Work to do: Look through the lines below and extract each one that contains "chart".

= = =

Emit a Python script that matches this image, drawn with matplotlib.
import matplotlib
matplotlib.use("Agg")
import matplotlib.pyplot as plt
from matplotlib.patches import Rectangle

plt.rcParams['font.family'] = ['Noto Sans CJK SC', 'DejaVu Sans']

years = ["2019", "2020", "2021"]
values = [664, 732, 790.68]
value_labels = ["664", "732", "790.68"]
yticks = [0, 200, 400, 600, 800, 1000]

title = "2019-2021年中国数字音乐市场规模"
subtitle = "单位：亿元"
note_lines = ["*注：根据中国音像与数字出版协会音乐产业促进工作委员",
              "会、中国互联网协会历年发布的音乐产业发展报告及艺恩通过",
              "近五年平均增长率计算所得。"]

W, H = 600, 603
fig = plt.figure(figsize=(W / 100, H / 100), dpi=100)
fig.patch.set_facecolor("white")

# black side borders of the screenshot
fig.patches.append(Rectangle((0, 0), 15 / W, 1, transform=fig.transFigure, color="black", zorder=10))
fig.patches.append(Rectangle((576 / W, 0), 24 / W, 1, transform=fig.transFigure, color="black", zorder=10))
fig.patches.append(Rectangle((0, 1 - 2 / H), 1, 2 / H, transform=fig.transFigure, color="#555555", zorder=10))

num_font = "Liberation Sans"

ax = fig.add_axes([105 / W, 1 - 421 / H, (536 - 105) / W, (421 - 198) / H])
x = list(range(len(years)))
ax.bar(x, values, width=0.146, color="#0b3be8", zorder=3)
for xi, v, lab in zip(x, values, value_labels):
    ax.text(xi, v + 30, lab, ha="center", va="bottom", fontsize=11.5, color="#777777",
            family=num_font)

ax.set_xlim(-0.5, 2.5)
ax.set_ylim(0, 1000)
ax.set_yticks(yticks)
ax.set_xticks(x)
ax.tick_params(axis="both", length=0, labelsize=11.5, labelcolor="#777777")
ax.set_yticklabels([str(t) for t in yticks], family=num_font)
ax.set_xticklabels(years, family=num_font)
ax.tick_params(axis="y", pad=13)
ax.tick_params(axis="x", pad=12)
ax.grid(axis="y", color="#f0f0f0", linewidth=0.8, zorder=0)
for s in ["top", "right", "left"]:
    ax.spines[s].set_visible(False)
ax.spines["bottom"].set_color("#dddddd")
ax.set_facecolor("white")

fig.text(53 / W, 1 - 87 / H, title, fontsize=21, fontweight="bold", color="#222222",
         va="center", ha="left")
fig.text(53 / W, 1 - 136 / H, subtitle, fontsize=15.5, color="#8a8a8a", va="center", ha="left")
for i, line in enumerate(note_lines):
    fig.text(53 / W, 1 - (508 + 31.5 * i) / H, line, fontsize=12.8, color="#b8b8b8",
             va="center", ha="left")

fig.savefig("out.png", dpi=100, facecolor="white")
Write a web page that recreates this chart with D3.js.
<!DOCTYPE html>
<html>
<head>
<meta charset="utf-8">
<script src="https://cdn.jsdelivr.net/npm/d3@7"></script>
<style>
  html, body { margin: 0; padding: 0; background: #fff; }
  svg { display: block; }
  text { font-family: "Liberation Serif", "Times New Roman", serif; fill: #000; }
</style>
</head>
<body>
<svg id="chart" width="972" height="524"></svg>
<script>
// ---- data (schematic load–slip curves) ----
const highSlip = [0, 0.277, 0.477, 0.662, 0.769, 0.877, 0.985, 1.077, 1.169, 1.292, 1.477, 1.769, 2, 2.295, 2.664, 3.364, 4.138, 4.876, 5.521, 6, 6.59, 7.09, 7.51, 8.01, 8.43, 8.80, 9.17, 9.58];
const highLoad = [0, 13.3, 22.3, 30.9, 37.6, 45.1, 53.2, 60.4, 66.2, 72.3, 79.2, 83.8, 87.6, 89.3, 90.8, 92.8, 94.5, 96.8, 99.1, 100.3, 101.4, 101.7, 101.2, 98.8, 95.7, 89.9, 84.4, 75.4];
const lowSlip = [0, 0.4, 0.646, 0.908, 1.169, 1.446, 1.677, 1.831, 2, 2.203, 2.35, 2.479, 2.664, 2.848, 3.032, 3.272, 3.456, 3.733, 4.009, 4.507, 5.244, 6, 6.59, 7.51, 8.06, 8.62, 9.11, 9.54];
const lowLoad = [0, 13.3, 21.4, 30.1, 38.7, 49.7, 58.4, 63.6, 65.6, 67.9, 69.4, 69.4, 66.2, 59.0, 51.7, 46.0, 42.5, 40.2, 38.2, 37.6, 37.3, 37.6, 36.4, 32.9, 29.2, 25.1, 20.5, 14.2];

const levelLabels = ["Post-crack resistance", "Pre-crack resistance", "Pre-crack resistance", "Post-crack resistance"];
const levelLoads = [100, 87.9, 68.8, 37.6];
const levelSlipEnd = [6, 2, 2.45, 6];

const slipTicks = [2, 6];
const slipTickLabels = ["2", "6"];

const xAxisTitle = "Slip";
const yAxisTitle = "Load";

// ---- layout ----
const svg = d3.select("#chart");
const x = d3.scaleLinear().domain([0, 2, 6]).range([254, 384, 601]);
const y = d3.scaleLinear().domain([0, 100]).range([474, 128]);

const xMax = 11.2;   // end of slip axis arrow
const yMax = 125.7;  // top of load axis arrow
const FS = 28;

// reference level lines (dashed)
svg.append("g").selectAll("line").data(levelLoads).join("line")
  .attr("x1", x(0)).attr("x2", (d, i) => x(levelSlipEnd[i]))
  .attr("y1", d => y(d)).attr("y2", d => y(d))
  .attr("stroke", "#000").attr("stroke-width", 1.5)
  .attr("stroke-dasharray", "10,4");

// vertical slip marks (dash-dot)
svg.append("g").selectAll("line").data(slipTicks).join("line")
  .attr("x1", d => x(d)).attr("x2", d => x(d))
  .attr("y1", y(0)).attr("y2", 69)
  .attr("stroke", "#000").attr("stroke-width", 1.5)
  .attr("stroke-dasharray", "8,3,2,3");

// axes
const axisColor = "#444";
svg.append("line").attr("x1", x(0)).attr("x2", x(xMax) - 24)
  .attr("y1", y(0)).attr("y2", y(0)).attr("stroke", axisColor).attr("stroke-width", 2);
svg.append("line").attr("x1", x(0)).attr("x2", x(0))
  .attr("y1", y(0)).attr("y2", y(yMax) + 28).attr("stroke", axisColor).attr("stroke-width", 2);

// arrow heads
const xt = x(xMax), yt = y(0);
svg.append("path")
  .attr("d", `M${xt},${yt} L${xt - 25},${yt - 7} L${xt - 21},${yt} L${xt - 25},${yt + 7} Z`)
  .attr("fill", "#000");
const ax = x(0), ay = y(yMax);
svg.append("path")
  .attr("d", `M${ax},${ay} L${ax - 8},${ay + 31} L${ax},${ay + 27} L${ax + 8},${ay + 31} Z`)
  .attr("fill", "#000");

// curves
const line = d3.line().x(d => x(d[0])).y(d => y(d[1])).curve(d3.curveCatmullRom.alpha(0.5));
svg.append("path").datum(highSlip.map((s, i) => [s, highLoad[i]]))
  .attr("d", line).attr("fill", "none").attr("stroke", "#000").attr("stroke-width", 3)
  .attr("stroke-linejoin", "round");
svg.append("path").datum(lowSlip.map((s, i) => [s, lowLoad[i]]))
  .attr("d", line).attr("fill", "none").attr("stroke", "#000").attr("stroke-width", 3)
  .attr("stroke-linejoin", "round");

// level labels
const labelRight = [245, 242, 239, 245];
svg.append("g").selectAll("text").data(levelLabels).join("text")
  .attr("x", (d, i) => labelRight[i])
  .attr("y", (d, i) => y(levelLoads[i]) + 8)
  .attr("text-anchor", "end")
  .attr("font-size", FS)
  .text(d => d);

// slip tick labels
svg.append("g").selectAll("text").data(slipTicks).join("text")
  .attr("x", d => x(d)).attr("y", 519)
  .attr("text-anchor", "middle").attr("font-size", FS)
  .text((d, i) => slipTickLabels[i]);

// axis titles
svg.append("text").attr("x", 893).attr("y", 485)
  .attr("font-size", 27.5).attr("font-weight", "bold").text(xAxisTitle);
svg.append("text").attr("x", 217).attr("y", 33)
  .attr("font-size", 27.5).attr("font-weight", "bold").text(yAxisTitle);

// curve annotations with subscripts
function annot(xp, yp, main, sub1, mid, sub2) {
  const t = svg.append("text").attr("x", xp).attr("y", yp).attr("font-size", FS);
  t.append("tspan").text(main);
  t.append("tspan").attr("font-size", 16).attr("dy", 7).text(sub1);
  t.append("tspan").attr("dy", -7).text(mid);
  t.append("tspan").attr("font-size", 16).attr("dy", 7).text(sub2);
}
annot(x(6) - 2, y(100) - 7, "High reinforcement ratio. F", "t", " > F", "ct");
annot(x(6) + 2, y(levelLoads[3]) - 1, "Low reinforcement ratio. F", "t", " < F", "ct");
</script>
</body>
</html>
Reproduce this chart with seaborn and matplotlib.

= = =

The reply:
Write a web page that recreates this chart with D3.js.
<svg id="chart" width="972" height="524"></svg>
const svg = d3.select("#chart");
Reproduce this chart with seaborn and matplotlib.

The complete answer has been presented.